Ein ambivalentes Verhältnis

Bad Ischl

Die süßeste Erinnerung an das Salzkammergut hört auf den Namen Zaunerstollen. Der Zaunerstollen ist eine stollenartig geformte Süßspeise aus Oblaten und Schokolade. Sie stammt aus der, wie mir in den zahllosen Weihnachtsferien, Semesterferien, Osterfreien und Sommerferienbesuchen immer wieder eingebläut wurde, zweitberühmtesten und mindestens zweitbesten Konditorei Österreichs.

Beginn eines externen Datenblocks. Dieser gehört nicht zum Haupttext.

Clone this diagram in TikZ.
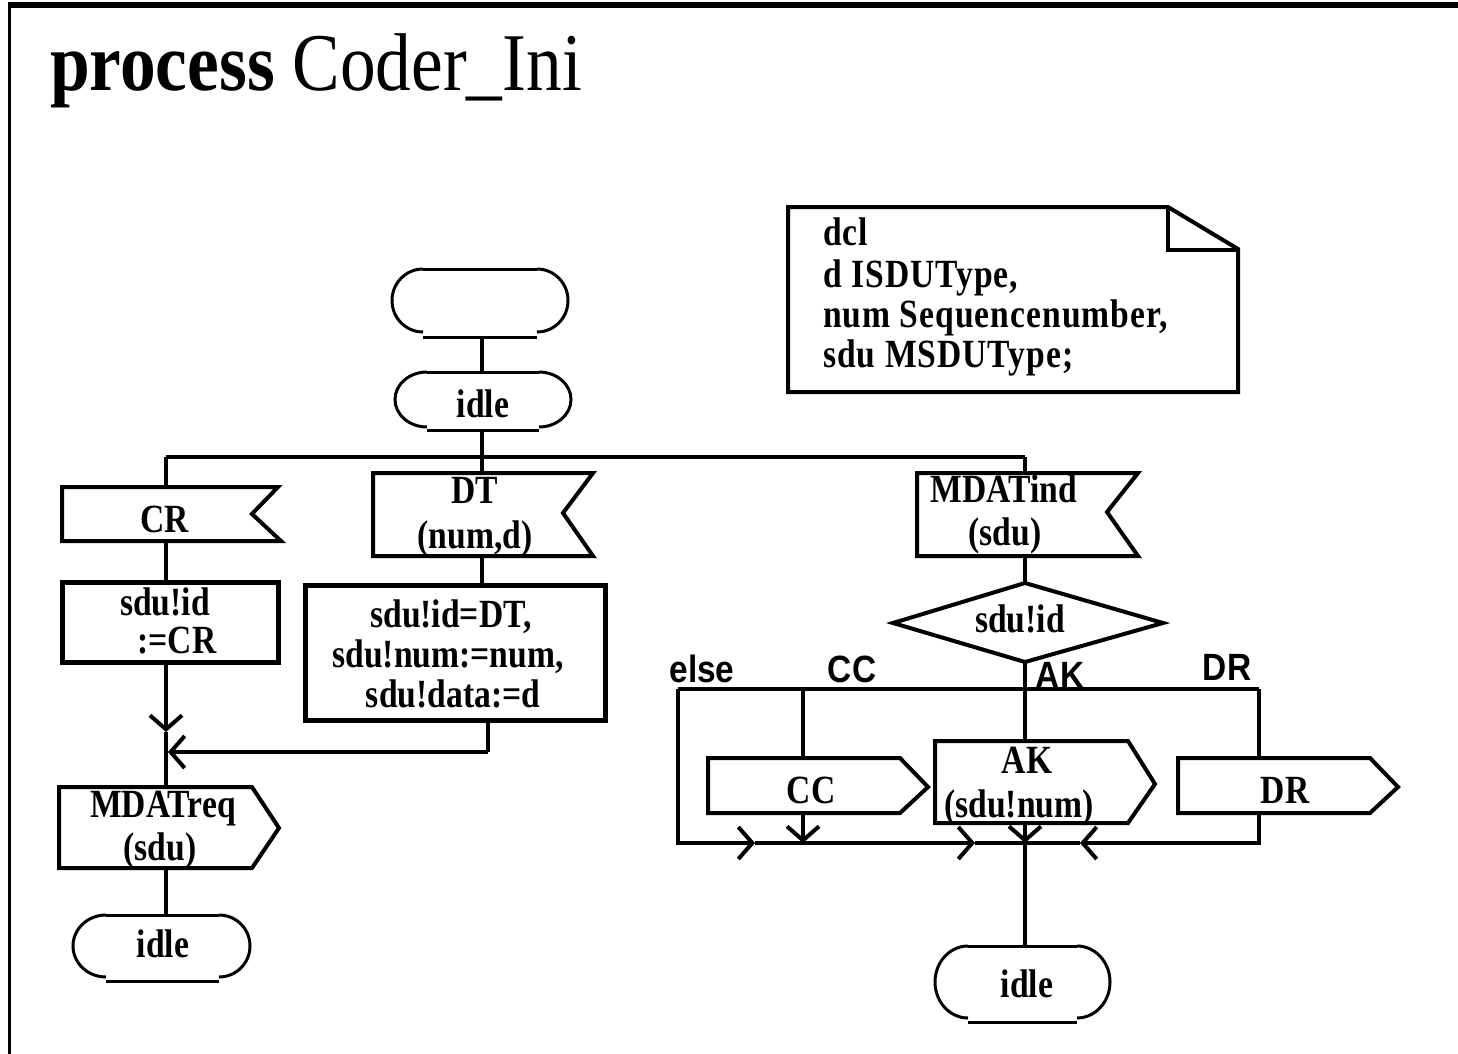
\documentclass[tikz,border=0pt]{standalone}
\usepackage{fontspec}
\setmainfont{Liberation Serif}
\newfontfamily\titlefont[FakeStretch=0.87]{Liberation Serif}
\newfontfamily\bodyfont[FakeStretch=0.84]{Liberation Serif}
\newfontfamily\notefont[FakeStretch=0.84,LetterSpace=2.5]{Liberation Serif}
\newfontfamily\labfont[FakeStretch=0.88]{Liberation Sans}
\usetikzlibrary{arrows.meta}
\begin{document}
\begin{tikzpicture}[x=1pt,y=-1pt,
  ln/.style={line width=4pt},
  thinln/.style={line width=3pt},
  taskln/.style={line width=5pt},
  tx/.style={font=\bodyfont\bfseries\fontsize{40}{44}\selectfont, inner sep=0pt, anchor=base},
  notetx/.style={font=\notefont\bfseries\fontsize{40}{44}\selectfont, inner sep=0pt, anchor=base west},
  lb/.style={font=\labfont\bfseries\fontsize{38}{42}\selectfont, inner sep=0pt, anchor=base},
  barb/.style={-{Straight Barb[length=14pt,width=32pt,line width=4pt]}},
  line join=miter]
\useasboundingbox (0,0) rectangle (1458,1054);
\fill[white] (0,0) rectangle (1458,1054);
% frame
\draw[line width=6pt] (8,5) -- (1458,5);
\draw[line width=3pt] (9,5) -- (9,1054);
\node[anchor=base west, inner sep=0pt, font=\titlefont\fontsize{82}{90}\selectfont] (title) at (50,91) {\textbf{process} Coder\_Ini};

% ---------- coordinates for connectors ----------
\coordinate (stB) at (482,337);
\coordinate (i1T) at (482,372);
\coordinate (i1B) at (482,430);
\coordinate (brL) at (166,457);
\coordinate (brM) at (482,457);
\coordinate (brR) at (1025,457);
\coordinate (crT) at (166,487);
\coordinate (crB) at (166,541);
\coordinate (crtT) at (166,582);
\coordinate (crtB) at (166,662);
\coordinate (arrA) at (166,732);
\coordinate (dtT) at (482,473);
\coordinate (dtB) at (482,556);
\coordinate (dttT) at (482,585);
\coordinate (dttB) at (488,720);
\coordinate (dtC) at (488,752);
\coordinate (arrB) at (168,752);
\coordinate (mqT) at (166,787);
\coordinate (mqB) at (166,868);
\coordinate (i2T) at (166,915);
\coordinate (miT) at (1025,473);
\coordinate (miB) at (1025,556);
\coordinate (dmT) at (1025,583);
\coordinate (dmB) at (1025,662);
\coordinate (dbL) at (678,689);
\coordinate (dbC) at (803,689);
\coordinate (dbA) at (1025,689);
\coordinate (dbR) at (1259,689);
\coordinate (mgL) at (678,843);
\coordinate (mgE) at (755,843);
\coordinate (mgF) at (975,843);
\coordinate (mgC) at (803,843);
\coordinate (mgA) at (1025,843);
\coordinate (mgD) at (1080,843);
\coordinate (mgR) at (1259,843);
\coordinate (ccT) at (803,758);
\coordinate (ccB) at (803,813);
\coordinate (akT) at (1025,741);
\coordinate (akB) at (1025,823);
\coordinate (drT) at (1259,758);
\coordinate (drB) at (1259,813);
\coordinate (i3T) at (1025,946);

% ---------- start symbol ----------
\draw[thinln] (423,269) -- (537,269);
\draw[thinln] (423,269) arc[start angle=270,end angle=90,x radius=31,y radius=31.5];
\draw[thinln] (537,269) arc[start angle=270,end angle=450,x radius=31,y radius=31.5];
\draw[thinln] (423,337) -- (537,337);

% ---------- idle 1 ----------
\draw[thinln] (427,372) -- (539,372);
\draw[thinln] (427,372) arc[start angle=270,end angle=90,x radius=32,y radius=27.5];
\draw[thinln] (539,372) arc[start angle=270,end angle=450,x radius=32,y radius=27.5];
\draw[thinln] (427,430) -- (539,430);
\node[tx] (idleA) at (483,417) {idle};

% ---------- CR input ----------
\draw[ln] (62,487) -- (278,487) -- (252,514) -- (281,541) -- (62,541) -- cycle;
\node[tx] (crtx) at (165,532) {CR};
% CR task
\draw[taskln] (62,582) rectangle (278,662);
\node[tx] (crtA) at (165,615) {sdu!id};
\node[tx] (crtB2) at (177,653) {:=CR};

% ---------- DT input ----------
\draw[ln] (373,473) -- (593,473) -- (563,513) -- (593,556) -- (373,556) -- cycle;
\node[tx] (dtA) at (475,503) {DT};
\node[tx] (dtB2) at (475,548) {(num,d)};
% DT task
\draw[taskln] (305,585) rectangle (605,720);
\node[tx] (dttA) at (451,627) {sdu!id=DT,};
\node[tx] (dttB2) at (448,667) {sdu!num:=num,};
\node[tx] (dttC) at (453,707) {sdu!data:=d};

% ---------- MDATreq output ----------
\draw[ln] (59,787) -- (252,787) -- (279,828) -- (252,868) -- (59,868) -- cycle;
\node[tx] (mqA) at (163,817) {MDATreq};
\node[tx] (mqB2) at (160,860) {(sdu)};

% ---------- idle 2 ----------
\draw[thinln] (106,915) -- (219,915);
\draw[thinln] (106,915) arc[start angle=270,end angle=90,x radius=33,y radius=31];
\draw[thinln] (219,915) arc[start angle=270,end angle=450,x radius=31,y radius=31];
\draw[thinln] (106,981) -- (219,981);
\node[tx] (idleB) at (163,957) {idle};

% ---------- MDATind input ----------
\draw[ln] (917,473) -- (1138,473) -- (1107,512) -- (1138,556) -- (917,556) -- cycle;
\node[tx] (miA) at (1004,502) {MDATind};
\node[tx] (miB2) at (1005,545) {(sdu)};

% ---------- decision ----------
\draw[ln] (1025,583) -- (1163,623) -- (1025,662) -- (893,623) -- cycle;
\node[tx] (dmtx) at (1020,632) {sdu!id};
\node[lb] (lelse) at (702,682) {else};
\node[lb] (lcc) at (852,682) {CC};
\node[lb] (lak) at (1060,688) {AK};
\node[lb] (ldr) at (1227,680) {DR};

% ---------- CC output ----------
\draw[ln] (708,758) -- (900,758) -- (928,787) -- (900,813) -- (708,813) -- cycle;
\node[tx] (cctx) at (811,803) {CC};
% ---------- AK output ----------
\draw[ln] (935,741) -- (1128,741) -- (1155,784) -- (1128,823) -- (935,823) -- cycle;
\node[tx] (akA) at (1027,773) {AK};
\node[tx] (akB2) at (1019,817) {(sdu!num)};
% ---------- DR output ----------
\draw[ln] (1178,758) -- (1370,758) -- (1398,787) -- (1370,813) -- (1178,813) -- cycle;
\node[tx] (drtx) at (1285,803) {DR};

% ---------- idle 3 ----------
\draw[thinln] (968,946) -- (1077,946);
\draw[thinln] (968,946) arc[start angle=270,end angle=90,x radius=33,y radius=36];
\draw[thinln] (1077,946) arc[start angle=270,end angle=450,x radius=33,y radius=36];
\draw[thinln] (968,1022) -- (1077,1022);
\node[tx] (idleC) at (1027,997) {idle};

% ---------- note ----------
\draw[ln] (788,207) -- (1168,207) -- (1238,249) -- (1238,392) -- (788,392) -- cycle;
\draw[ln] (1168,207) -- (1168,250) -- (1238,250);
\node[notetx] (nA) at (823,245) {dcl};
\node[notetx] (nB) at (823,287) {d ISDUType,};
\node[notetx] (nC) at (823,327) {num Sequencenumber,};
\node[notetx] (nD) at (823,367) {sdu MSDUType;};

% ---------- connectors ----------
\draw[ln] (stB) -- (i1T);
\draw[ln] (i1B) -- (brM);
\draw[ln] (brL) -- (brR);
\draw[ln] (brL) -- (crT);
\draw[ln] (brM) -- (dtT);
\draw[ln] (brR) -- (miT);
\draw[ln] (crB) -- (crtT);
\draw[ln] (dtB) -- (dttT);
\draw[ln,barb] (crtB) -- (arrA);
\draw[ln] (arrA) -- (mqT);
\draw[ln] (dttB) -- (dtC);
\draw[ln,barb] (dtC) -- (arrB);
\draw[ln] (mqB) -- (i2T);
\draw[ln] (miB) -- (dmT);
\draw[ln] (dmB) -- (dbA);
\draw[ln] (dbL) -- (dbR);
\draw[ln] (dbC) -- (ccT);
\draw[ln] (dbA) -- (akT);
\draw[ln] (dbR) -- (drT);
\draw[ln,barb] (dbL) -- (mgL) -- (mgE);
\draw[ln,barb] (mgE) -- (mgF);
\draw[ln] (mgF) -- (mgA);
\draw[ln,barb] (ccB) -- (mgC);
\draw[ln,barb] (akB) -- (mgA);
\draw[ln,barb] (drB) -- (mgR) -- (mgD);
\draw[ln] (mgD) -- (mgA);
\draw[ln] (mgA) -- (i3T);
\end{tikzpicture}
\end{document}
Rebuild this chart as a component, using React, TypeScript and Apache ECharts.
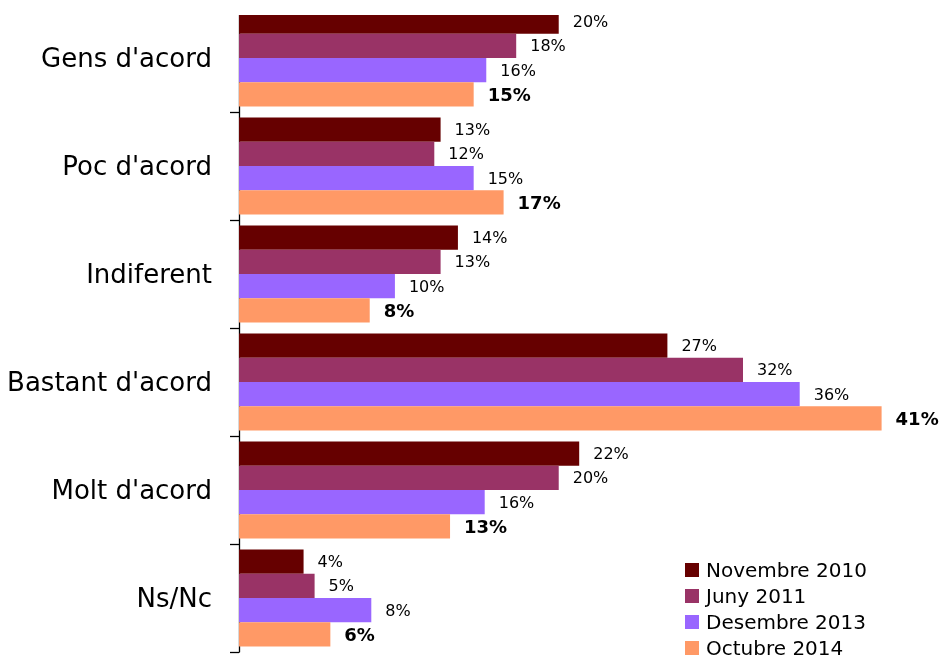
import React, { useEffect, useRef } from "react";
import * as echarts from "echarts";

const categories = ["Gens d'acord", "Poc d'acord", "Indiferent", "Bastant d'acord", "Molt d'acord", "Ns/Nc"];
const seriesNames = ["Novembre 2010", "Juny 2011", "Desembre 2013", "Octubre 2014"];
const colors = ["#660000", "#993366", "#9966FF", "#FF9966"];
const nov2010 = [20.3, 12.8, 13.9, 27.2, 21.6, 4.1];
const juny2011 = [17.6, 12.4, 12.8, 32.0, 20.3, 4.8];
const des2013 = [15.7, 14.9, 9.9, 35.6, 15.6, 8.4];
const oct2014 = [14.9, 16.8, 8.3, 40.8, 13.4, 5.8];
const allValues = [nov2010, juny2011, des2013, oct2014];

export default function App() {
  const ref = useRef<HTMLDivElement>(null);
  useEffect(() => {
    if (!ref.current) return;
    const chart = echarts.init(ref.current, undefined, { renderer: "svg" });
    const font = "DejaVu Sans";
    chart.setOption({
      animation: false,
      textStyle: { fontFamily: font },
      grid: { left: 239, top: 4, width: 661.5, height: 648, containLabel: false },
      xAxis: { type: "value", min: 0, max: 42, show: false, splitLine: { show: false } },
      yAxis: {
        type: "category",
        data: categories,
        inverse: true,
        axisLine: { show: true, lineStyle: { color: "#000", width: 1.3 } },
        axisTick: { show: true, length: 9, lineStyle: { color: "#000", width: 1.3 } },
        axisLabel: { color: "#000", fontSize: 26, fontFamily: font, margin: 27 },
      },
      legend: {
        orient: "vertical",
        left: 680,
        top: 555,
        height: 104,
        itemWidth: 14,
        itemHeight: 14,
        itemGap: 6,
        icon: "rect",
        textStyle: { color: "#000", fontSize: 20, fontFamily: font, padding: [0, 0, 0, 2] },
        data: seriesNames,
      },
      series: seriesNames.map((name, i) => ({
        name,
        type: "bar",
        data: allValues[i],
        barGap: "0%",
        barCategoryGap: "10%",
        itemStyle: { color: colors[i] },
        label: {
          show: true,
          position: "right",
          distance: 14,
          color: "#000",
          fontFamily: font,
          fontSize: i === 3 ? 18 : 16,
          fontWeight: i === 3 ? "bold" : "normal",
          formatter: (p: any) => Math.round(p.value) + "%",
        },
      })),
      graphic: [
        {
          type: "rect",
          shape: { x: 225, y: 0, width: 714, height: 15 },
          style: { fill: "#fff" },
          z: 100,
        },
      ],
    });
    return () => chart.dispose();
  }, []);
  return <div ref={ref} style={{ position: "fixed", left: 0, top: 0, width: 939, height: 659 }} />;
}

Wie praktisch alles in Bad Ischl verweist der Energieriegel auf die Vergangenheit, mit der sich Bad Ischl, seitdem ich denken kann, als Hauptstadt der Salzkammergutseligkeit verkauft. Der Name des Backwerks erinnert an die eher nicht so gute alte Zeit der Knochenarbeit in den Stollen des momentan nicht einmal mehr touristisch ausgebeuteten Salzbergwerks, für das der Kurort auch bekannt ist. Erfunden wurde der Zaunerstollen 1905. Also zu einer Zeit als man sich als Konditorei noch "k. u. K. Hofzuckerbäcker" nannte, und nicht, wie heute auf der Website, die Einschränkung "ehemalige" davorsetzen muss.

Monarchistische Nostalgie

Mit dem Ewiggestrigen hat man in Bad Ischl kaum Probleme, denn man versteht das Ewiggestrige nicht als Last der Nazigeschichte, sondern als monarchistische Nostalgie. Bad Ischl ist stolz darauf, dass die sogenannte Kaiservilla einst als Sommerresidenz diente, und diese Adelung übersetzt das Marketingsprech von heute in immer mehr Retro-Events: Beliebt ist die Kaisernacht anlässlich des sich heuer zum 182. Mal jährenden Geburtstags Franz Joseph des I. am 18. August, dazu gesellt sich der Kaiserzug, die Kaisermesse, das Kaiser-Golf-Turnier, und der Kaiserbummel, der, (Zitat) "majestätische Einkaufserlebnisse" verspricht, inklusive rotem Teppich nach dem Motto: Der Kunde ist Kaiser.

Dem Kundenkaiser wird in Bad Ischl übrigens überdurchschnittlich viel Loden und Lederhosen angeboten, wahrscheinlich trägt sich das gut zum Operettenfestival und vielleicht sogar auch zum Country-Music-Festival, beides ist jedenfalls wertkonservativ genug und findet jährlich in Bad Ischl so verlässlich statt wie der Sommerregen.

Nicht Urlaub, sondern Sommerfrische

Die Lodendichte im Winter und die Lederhosendichte im Sommer fiel mir jedenfalls schon als für einige Wochen im Jahr dort zwangsstationierter Teenager aus Mödling auf. Meine Großeltern hatten eine Ferienwohnung gekauft, die später meine Eltern übernahmen. Um 1980 herum, ich war damals 13, verblassten die Freuden der Kindheit, die Zaunerstollen, die Köpfler in die kristallklaren Seen und die schwarzen Pisten der Dachsteinregion. Plötzlich war alles fad und spießig, und ich wollte überall hin, nur nicht nach Bad Ischl. Und langsam setzte ich mich immer öfter durch, blieb in den Ferien zuhause oder fuhr mit Freunden mit dem Interrail-Ticket durch Europa. Erst als Student in Wien bekam ich Wind davon, dass es sogar in Bad Ischl eine Szenen gab, die Alternativerockbands hervorbrachte, die sich zum Beispiel Kurort nannten. Trotzdem folgten natürlich Jahre des Boykotts.

Inzwischen komme ich, altersmilder und ironiefähiger, wieder ab und zu nach Bad Ischl, in die gleiche Wohnung, aber mit eigenem Auto. Das eigene Auto macht einen ersten großen Unterschied: Es panzert gegen die Außenwelt und versichert einem die Möglichkeit der Distanz durch Mobilität. Den zweiten großen Unterschied macht wohl die selektive Wahrnehmung. Man riecht den Fluss und nicht den Dirndlschweiß auf der Esplanade, man sieht die alten Stadtvillen und nicht die Gartenzwerge davor, und man hört den I-Pod und nicht den "Kaiserjodler".

Nur der Zaunerstollen ist immer noch der, der er immer war. Ich bekomme ihn auch jetzt noch verlässlich zweimal im Jahr. Immer dann, wenn meine Eltern aus Bad Ischl zurückkehren. Zum Sommerurlaub sagen sie übrigens - wie so viele Wahl-Ischler - seit einiger Zeit wieder "Sommerfrische".